____ INPUT DATA
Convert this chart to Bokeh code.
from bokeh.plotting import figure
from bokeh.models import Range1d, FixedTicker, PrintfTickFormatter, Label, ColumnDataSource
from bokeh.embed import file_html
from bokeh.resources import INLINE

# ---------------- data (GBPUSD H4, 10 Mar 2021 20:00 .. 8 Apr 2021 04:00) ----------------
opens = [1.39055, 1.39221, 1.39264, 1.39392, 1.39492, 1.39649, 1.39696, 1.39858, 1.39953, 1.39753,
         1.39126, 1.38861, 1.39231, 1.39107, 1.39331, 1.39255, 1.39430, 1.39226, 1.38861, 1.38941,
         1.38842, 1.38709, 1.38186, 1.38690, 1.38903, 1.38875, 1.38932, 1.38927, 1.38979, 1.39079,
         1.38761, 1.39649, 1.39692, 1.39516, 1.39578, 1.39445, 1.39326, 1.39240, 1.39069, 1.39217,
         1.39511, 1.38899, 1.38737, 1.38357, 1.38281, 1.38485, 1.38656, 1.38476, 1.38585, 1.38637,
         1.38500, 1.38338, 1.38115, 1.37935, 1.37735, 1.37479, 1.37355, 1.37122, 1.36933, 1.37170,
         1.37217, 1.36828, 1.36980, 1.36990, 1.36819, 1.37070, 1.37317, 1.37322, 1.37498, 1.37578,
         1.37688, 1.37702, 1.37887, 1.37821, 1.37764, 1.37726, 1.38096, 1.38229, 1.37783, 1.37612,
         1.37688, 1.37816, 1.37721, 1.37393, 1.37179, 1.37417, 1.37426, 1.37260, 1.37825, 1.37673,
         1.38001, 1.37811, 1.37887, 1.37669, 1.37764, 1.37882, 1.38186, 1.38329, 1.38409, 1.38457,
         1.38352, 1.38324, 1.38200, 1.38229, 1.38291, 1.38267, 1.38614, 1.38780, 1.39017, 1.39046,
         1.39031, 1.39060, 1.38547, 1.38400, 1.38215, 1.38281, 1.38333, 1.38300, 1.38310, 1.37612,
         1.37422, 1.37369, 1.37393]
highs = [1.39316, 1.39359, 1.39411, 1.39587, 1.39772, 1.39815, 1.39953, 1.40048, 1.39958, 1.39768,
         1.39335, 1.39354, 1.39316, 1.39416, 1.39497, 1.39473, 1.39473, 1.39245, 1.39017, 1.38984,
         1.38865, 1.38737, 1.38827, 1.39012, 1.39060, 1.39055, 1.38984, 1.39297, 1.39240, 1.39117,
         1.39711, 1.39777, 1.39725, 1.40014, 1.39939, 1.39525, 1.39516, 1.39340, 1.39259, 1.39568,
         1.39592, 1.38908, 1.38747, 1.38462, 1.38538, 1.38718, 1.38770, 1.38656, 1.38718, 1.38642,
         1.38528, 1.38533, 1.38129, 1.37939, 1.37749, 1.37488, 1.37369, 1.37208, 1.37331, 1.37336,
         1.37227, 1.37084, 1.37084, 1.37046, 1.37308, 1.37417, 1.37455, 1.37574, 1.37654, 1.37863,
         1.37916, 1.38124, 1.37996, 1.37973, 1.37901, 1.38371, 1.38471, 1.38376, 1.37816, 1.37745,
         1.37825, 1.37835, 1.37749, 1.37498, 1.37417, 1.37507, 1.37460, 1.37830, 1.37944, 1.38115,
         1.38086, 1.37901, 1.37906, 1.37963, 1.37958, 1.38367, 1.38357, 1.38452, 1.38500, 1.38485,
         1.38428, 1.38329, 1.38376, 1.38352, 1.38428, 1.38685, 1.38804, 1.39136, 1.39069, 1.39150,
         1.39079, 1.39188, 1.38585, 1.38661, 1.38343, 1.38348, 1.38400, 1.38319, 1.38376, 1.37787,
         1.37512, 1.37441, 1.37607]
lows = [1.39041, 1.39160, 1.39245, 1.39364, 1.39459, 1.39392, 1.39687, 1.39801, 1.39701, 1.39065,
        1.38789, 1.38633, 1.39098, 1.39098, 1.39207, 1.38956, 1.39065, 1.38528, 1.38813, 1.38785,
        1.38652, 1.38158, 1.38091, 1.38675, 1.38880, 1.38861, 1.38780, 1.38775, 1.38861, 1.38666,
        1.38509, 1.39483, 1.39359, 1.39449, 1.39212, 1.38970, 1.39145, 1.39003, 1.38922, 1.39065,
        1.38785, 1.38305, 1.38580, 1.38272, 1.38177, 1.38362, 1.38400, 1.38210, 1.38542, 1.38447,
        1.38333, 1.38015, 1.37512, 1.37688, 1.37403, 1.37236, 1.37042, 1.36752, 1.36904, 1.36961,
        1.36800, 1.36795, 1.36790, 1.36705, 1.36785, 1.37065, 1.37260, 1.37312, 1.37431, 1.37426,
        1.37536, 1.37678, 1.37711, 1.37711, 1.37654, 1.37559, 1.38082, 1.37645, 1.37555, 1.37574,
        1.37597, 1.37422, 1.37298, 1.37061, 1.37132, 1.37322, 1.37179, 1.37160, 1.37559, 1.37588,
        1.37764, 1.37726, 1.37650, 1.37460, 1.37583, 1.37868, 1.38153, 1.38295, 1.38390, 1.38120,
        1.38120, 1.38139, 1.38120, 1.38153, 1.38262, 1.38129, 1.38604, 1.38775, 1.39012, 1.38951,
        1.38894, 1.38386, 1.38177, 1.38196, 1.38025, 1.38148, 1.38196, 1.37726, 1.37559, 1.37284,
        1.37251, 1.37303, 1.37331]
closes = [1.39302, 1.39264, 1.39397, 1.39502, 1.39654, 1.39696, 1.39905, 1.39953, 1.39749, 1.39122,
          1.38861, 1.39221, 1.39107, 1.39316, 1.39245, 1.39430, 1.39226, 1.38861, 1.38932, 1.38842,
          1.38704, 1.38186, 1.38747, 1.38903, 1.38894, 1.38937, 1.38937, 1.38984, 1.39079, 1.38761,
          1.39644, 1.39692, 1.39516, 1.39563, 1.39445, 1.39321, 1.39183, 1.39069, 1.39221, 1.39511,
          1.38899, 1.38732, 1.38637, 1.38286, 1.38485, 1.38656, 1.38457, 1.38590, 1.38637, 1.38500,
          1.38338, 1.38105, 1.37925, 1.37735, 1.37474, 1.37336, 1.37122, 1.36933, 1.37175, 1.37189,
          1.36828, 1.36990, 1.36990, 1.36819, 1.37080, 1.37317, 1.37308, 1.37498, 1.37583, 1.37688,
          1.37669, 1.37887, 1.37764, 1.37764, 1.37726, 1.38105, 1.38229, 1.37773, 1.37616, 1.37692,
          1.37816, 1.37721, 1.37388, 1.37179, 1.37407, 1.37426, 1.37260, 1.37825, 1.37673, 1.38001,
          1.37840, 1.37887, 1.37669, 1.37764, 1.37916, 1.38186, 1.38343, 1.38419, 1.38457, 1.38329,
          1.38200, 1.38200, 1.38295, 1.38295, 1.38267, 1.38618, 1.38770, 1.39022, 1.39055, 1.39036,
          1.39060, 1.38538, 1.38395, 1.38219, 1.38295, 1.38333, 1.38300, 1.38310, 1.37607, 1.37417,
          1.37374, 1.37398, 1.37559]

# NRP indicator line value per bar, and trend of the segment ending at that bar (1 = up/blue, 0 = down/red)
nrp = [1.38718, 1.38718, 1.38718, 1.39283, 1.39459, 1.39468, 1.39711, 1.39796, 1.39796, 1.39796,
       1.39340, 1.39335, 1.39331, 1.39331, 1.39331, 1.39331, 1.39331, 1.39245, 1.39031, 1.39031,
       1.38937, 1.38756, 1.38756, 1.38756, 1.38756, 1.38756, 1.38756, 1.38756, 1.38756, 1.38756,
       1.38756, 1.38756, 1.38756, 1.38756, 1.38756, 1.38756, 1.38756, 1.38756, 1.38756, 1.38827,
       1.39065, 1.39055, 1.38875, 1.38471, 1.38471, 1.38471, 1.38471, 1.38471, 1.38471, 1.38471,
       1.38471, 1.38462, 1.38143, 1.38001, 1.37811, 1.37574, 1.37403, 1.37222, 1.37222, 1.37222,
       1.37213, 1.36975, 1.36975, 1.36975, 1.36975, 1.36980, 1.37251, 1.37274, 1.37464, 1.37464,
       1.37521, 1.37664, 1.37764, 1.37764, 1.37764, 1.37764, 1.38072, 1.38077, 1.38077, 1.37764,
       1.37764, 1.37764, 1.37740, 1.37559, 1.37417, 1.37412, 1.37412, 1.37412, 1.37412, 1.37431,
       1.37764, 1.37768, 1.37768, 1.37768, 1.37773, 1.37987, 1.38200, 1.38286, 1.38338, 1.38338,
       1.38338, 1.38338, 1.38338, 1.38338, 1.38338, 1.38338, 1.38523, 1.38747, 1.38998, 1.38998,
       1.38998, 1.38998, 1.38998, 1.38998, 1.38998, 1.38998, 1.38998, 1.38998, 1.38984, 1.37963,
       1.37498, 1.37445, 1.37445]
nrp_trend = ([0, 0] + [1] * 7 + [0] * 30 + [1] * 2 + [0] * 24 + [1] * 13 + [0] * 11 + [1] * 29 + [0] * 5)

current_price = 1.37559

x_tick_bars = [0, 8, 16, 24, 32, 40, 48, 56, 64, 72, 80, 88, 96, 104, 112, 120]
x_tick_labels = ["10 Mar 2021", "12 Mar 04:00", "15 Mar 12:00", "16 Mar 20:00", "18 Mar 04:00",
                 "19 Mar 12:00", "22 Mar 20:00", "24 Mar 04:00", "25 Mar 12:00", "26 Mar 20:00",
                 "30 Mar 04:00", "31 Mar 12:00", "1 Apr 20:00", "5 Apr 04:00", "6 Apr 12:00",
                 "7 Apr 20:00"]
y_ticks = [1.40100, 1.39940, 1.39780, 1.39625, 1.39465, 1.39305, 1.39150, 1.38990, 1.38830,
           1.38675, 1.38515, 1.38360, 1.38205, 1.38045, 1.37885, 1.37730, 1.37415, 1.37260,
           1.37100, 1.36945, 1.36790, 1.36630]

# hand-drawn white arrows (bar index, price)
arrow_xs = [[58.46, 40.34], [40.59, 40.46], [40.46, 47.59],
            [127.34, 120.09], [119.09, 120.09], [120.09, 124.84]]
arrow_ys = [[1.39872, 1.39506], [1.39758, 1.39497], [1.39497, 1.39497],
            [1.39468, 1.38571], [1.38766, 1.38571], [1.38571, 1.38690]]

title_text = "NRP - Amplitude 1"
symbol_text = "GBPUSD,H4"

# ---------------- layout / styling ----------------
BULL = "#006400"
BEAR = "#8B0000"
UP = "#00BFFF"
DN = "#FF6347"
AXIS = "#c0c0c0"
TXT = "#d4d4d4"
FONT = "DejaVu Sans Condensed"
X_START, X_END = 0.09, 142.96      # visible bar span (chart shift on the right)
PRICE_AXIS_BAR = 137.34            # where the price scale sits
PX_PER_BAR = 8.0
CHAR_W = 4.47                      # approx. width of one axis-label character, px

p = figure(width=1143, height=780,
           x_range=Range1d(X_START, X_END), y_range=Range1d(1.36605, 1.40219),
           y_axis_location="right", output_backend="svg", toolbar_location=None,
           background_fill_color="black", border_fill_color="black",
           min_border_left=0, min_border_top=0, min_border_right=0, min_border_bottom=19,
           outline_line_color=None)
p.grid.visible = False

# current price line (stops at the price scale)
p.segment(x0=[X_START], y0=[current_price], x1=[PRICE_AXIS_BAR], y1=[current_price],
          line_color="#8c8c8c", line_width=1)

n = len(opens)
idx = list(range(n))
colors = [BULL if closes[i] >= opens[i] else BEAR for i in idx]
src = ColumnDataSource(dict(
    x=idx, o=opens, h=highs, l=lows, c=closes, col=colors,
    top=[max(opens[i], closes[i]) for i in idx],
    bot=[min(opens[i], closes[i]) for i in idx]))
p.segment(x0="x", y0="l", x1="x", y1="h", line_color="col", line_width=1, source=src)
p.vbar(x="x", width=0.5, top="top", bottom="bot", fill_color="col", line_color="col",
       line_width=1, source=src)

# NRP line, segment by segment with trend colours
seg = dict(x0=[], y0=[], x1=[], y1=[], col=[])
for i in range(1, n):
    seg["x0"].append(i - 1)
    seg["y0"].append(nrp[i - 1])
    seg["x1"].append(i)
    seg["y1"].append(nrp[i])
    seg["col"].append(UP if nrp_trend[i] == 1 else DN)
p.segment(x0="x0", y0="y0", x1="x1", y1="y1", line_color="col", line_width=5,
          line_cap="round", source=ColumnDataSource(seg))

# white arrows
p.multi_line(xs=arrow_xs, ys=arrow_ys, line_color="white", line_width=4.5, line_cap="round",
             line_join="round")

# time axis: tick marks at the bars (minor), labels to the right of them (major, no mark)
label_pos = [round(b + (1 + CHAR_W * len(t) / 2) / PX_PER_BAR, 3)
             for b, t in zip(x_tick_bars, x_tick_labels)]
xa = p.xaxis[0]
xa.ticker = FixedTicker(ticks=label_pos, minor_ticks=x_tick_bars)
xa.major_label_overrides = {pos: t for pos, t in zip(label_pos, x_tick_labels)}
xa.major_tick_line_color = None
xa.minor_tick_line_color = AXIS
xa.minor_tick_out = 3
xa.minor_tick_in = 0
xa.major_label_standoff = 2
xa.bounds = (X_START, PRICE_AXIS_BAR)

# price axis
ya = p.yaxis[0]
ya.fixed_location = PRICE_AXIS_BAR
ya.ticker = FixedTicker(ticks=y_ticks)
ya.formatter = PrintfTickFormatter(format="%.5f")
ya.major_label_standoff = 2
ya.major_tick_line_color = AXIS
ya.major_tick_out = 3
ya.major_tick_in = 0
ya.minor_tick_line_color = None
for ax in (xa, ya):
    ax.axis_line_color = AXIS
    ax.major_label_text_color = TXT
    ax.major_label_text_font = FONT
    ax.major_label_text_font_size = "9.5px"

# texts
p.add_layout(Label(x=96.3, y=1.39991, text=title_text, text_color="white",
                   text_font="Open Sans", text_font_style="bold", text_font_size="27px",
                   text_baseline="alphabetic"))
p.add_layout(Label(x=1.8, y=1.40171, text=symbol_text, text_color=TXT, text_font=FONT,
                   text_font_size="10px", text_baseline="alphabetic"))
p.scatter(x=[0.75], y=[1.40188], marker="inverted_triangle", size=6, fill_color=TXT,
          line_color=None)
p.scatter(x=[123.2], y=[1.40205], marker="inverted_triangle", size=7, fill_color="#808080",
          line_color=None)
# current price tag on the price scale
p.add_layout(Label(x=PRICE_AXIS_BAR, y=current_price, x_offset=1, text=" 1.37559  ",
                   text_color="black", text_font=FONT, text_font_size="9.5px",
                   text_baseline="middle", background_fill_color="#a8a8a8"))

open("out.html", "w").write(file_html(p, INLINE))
________
____ INPUT DATA
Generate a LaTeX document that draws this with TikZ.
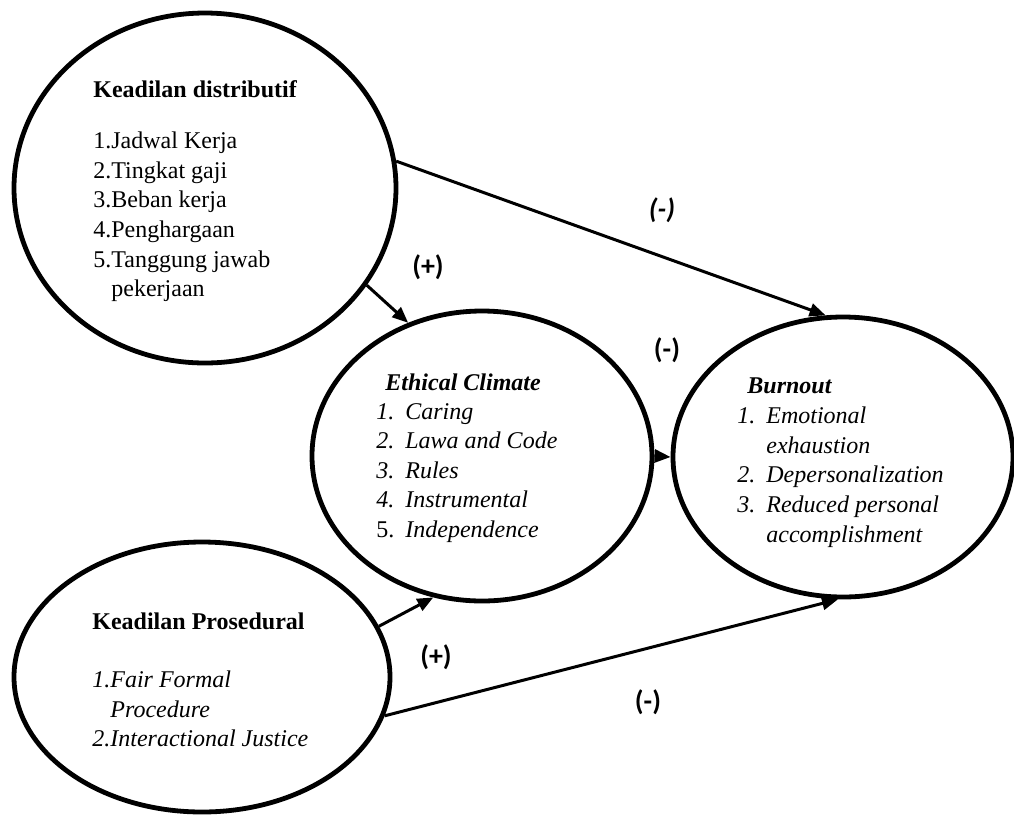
________
## WHAT THE TASK ASKS
Among the entries above, locate the lines containing "Convert this chart to Bokeh code." and "from bokeh.resources import INLINE", and transcribe exactly those two lines and all lines between.

## SOLUTION TO THIS TASK
Convert this chart to Bokeh code.
from bokeh.plotting import figure
from bokeh.models import Range1d, FixedTicker, PrintfTickFormatter, Label, ColumnDataSource
from bokeh.embed import file_html
from bokeh.resources import INLINE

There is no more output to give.